• _Exercise details_
All of the material below is to be restated word for word, apart from the pictures.
......
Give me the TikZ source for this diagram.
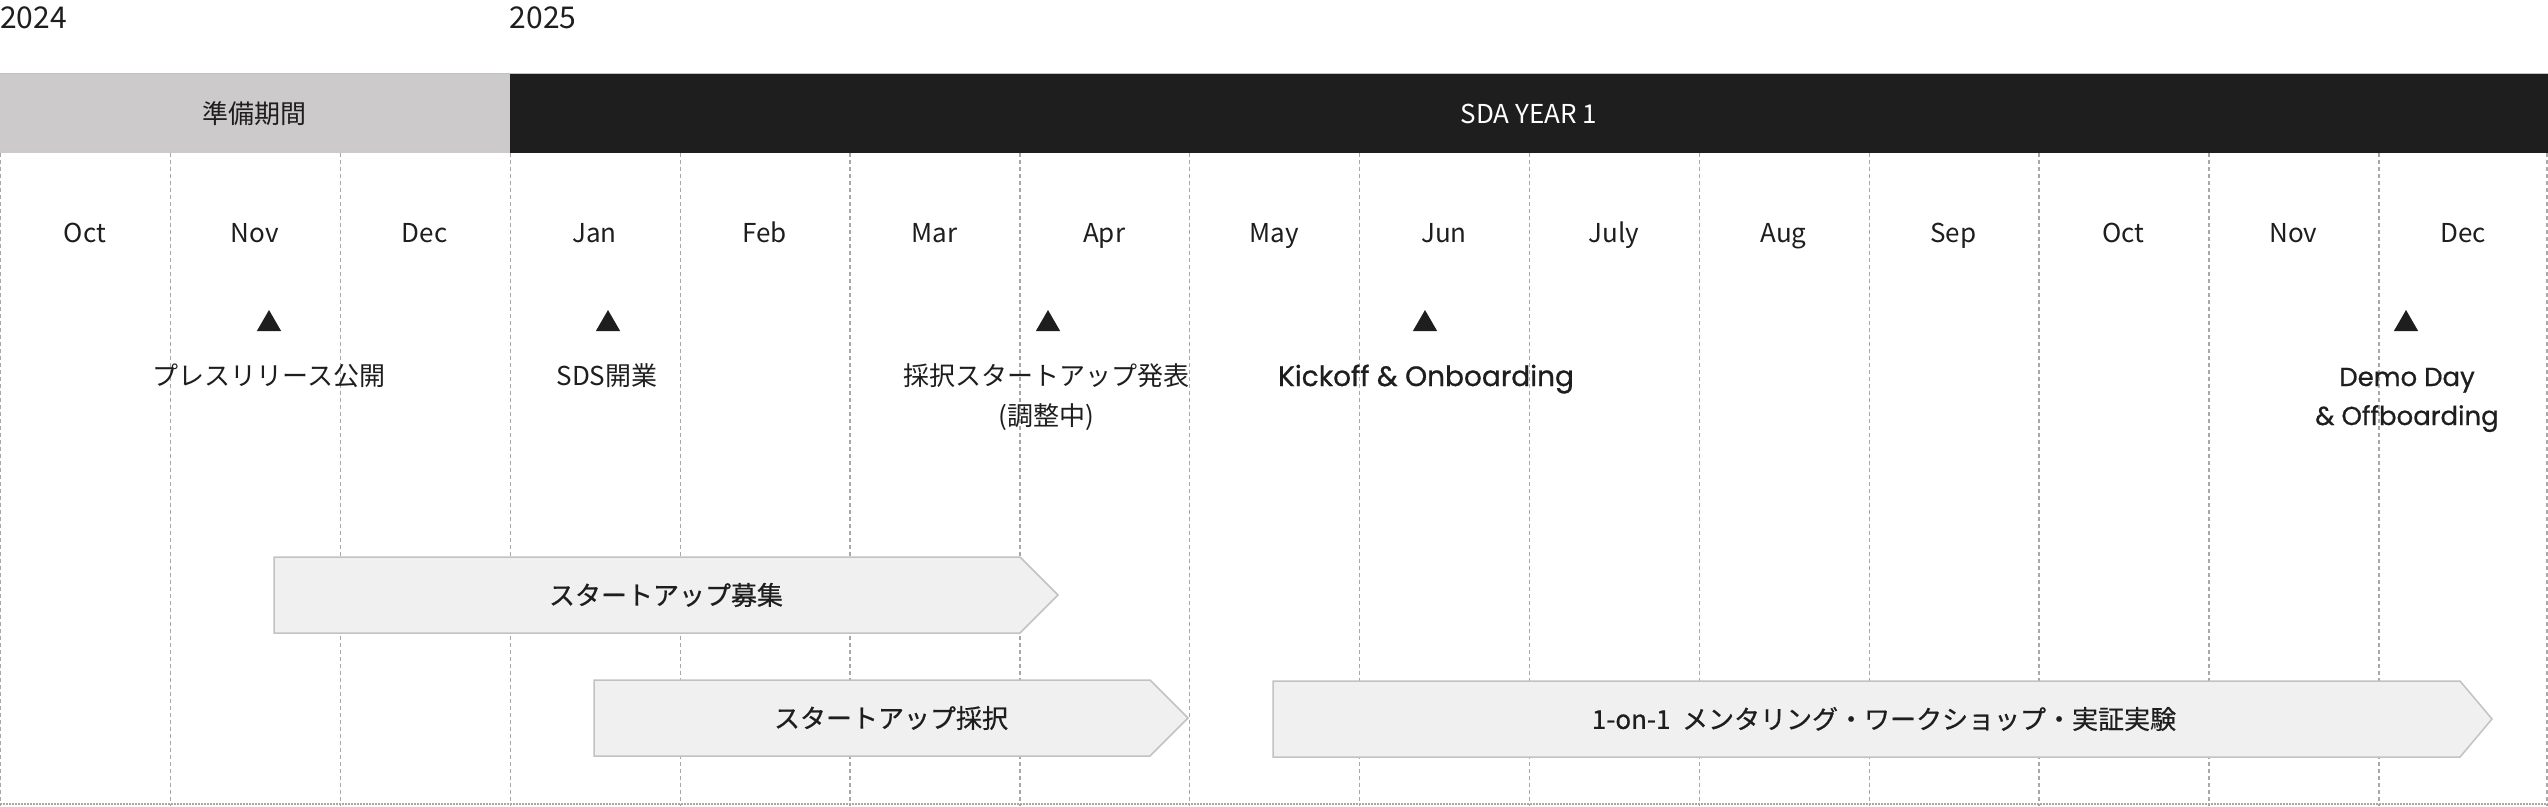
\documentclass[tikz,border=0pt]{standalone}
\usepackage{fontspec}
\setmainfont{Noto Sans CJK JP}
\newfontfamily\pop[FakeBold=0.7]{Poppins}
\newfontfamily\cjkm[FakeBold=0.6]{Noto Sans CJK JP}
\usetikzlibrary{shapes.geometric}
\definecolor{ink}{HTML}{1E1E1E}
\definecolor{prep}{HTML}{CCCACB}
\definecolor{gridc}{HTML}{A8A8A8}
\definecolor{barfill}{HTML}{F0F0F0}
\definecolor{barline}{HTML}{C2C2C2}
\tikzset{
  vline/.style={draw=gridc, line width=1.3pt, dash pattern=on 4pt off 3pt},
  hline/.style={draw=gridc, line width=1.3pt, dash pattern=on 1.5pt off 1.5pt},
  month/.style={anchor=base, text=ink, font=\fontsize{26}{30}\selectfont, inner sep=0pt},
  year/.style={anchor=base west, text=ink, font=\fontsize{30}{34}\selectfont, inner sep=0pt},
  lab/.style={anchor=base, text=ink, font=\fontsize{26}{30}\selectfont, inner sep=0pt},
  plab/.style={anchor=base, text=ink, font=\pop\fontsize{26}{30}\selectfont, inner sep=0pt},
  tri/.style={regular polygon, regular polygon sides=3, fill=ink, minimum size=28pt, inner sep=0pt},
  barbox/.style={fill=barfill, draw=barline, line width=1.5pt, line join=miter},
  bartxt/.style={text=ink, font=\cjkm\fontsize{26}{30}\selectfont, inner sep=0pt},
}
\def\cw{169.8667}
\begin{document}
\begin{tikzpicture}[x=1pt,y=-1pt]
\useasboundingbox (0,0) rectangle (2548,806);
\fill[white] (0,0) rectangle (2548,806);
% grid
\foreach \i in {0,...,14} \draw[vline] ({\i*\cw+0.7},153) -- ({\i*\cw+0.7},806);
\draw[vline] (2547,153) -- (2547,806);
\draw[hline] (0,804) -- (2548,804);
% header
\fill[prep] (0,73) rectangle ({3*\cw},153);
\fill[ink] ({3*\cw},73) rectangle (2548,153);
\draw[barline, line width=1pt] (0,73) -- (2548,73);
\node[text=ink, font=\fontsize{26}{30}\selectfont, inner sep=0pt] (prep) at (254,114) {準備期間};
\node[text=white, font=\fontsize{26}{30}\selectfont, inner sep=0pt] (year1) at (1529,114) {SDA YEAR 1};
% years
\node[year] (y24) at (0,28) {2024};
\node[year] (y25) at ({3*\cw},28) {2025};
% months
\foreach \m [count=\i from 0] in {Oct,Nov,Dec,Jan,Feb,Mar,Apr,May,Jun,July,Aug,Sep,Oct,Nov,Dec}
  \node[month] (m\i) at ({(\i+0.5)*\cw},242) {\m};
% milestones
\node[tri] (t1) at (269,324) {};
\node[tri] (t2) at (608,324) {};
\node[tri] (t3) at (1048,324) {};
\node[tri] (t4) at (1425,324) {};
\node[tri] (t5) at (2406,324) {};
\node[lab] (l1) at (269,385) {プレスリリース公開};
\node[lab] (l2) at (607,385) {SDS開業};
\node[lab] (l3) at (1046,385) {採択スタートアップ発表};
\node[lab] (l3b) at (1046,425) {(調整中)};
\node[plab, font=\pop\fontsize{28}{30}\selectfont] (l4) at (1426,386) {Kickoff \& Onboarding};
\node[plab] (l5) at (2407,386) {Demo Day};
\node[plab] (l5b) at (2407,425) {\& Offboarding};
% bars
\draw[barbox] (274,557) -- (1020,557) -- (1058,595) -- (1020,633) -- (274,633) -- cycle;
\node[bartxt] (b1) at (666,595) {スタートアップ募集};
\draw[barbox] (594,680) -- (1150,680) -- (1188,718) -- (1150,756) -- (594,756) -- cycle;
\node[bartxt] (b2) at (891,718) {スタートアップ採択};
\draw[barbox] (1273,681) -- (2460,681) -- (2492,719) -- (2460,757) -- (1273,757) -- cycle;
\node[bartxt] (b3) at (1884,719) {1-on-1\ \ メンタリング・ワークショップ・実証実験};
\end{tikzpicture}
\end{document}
......
• _Result for this exercise_
Give me the TikZ source for this diagram.
\documentclass[tikz,border=0pt]{standalone}
\usepackage{fontspec}
\setmainfont{Noto Sans CJK JP}
\newfontfamily\pop[FakeBold=0.7]{Poppins}
\newfontfamily\cjkm[FakeBold=0.6]{Noto Sans CJK JP}
\usetikzlibrary{shapes.geometric}
\definecolor{ink}{HTML}{1E1E1E}
\definecolor{prep}{HTML}{CCCACB}
\definecolor{gridc}{HTML}{A8A8A8}
\definecolor{barfill}{HTML}{F0F0F0}
\definecolor{barline}{HTML}{C2C2C2}
\tikzset{
  vline/.style={draw=gridc, line width=1.3pt, dash pattern=on 4pt off 3pt},
  hline/.style={draw=gridc, line width=1.3pt, dash pattern=on 1.5pt off 1.5pt},
  month/.style={anchor=base, text=ink, font=\fontsize{26}{30}\selectfont, inner sep=0pt},
  year/.style={anchor=base west, text=ink, font=\fontsize{30}{34}\selectfont, inner sep=0pt},
  lab/.style={anchor=base, text=ink, font=\fontsize{26}{30}\selectfont, inner sep=0pt},
  plab/.style={anchor=base, text=ink, font=\pop\fontsize{26}{30}\selectfont, inner sep=0pt},
  tri/.style={regular polygon, regular polygon sides=3, fill=ink, minimum size=28pt, inner sep=0pt},
  barbox/.style={fill=barfill, draw=barline, line width=1.5pt, line join=miter},
  bartxt/.style={text=ink, font=\cjkm\fontsize{26}{30}\selectfont, inner sep=0pt},
}
\def\cw{169.8667}
\begin{document}
\begin{tikzpicture}[x=1pt,y=-1pt]
\useasboundingbox (0,0) rectangle (2548,806);
\fill[white] (0,0) rectangle (2548,806);
% grid
\foreach \i in {0,...,14} \draw[vline] ({\i*\cw+0.7},153) -- ({\i*\cw+0.7},806);
\draw[vline] (2547,153) -- (2547,806);
\draw[hline] (0,804) -- (2548,804);
% header
\fill[prep] (0,73) rectangle ({3*\cw},153);
\fill[ink] ({3*\cw},73) rectangle (2548,153);
\draw[barline, line width=1pt] (0,73) -- (2548,73);
\node[text=ink, font=\fontsize{26}{30}\selectfont, inner sep=0pt] (prep) at (254,114) {準備期間};
\node[text=white, font=\fontsize{26}{30}\selectfont, inner sep=0pt] (year1) at (1529,114) {SDA YEAR 1};
% years
\node[year] (y24) at (0,28) {2024};
\node[year] (y25) at ({3*\cw},28) {2025};
% months
\foreach \m [count=\i from 0] in {Oct,Nov,Dec,Jan,Feb,Mar,Apr,May,Jun,July,Aug,Sep,Oct,Nov,Dec}
  \node[month] (m\i) at ({(\i+0.5)*\cw},242) {\m};
% milestones
\node[tri] (t1) at (269,324) {};
\node[tri] (t2) at (608,324) {};
\node[tri] (t3) at (1048,324) {};
\node[tri] (t4) at (1425,324) {};
\node[tri] (t5) at (2406,324) {};
\node[lab] (l1) at (269,385) {プレスリリース公開};
\node[lab] (l2) at (607,385) {SDS開業};
\node[lab] (l3) at (1046,385) {採択スタートアップ発表};
\node[lab] (l3b) at (1046,425) {(調整中)};
\node[plab, font=\pop\fontsize{28}{30}\selectfont] (l4) at (1426,386) {Kickoff \& Onboarding};
\node[plab] (l5) at (2407,386) {Demo Day};
\node[plab] (l5b) at (2407,425) {\& Offboarding};
% bars
\draw[barbox] (274,557) -- (1020,557) -- (1058,595) -- (1020,633) -- (274,633) -- cycle;
\node[bartxt] (b1) at (666,595) {スタートアップ募集};
\draw[barbox] (594,680) -- (1150,680) -- (1188,718) -- (1150,756) -- (594,756) -- cycle;
\node[bartxt] (b2) at (891,718) {スタートアップ採択};
\draw[barbox] (1273,681) -- (2460,681) -- (2492,719) -- (2460,757) -- (1273,757) -- cycle;
\node[bartxt] (b3) at (1884,719) {1-on-1\ \ メンタリング・ワークショップ・実証実験};
\end{tikzpicture}
\end{document}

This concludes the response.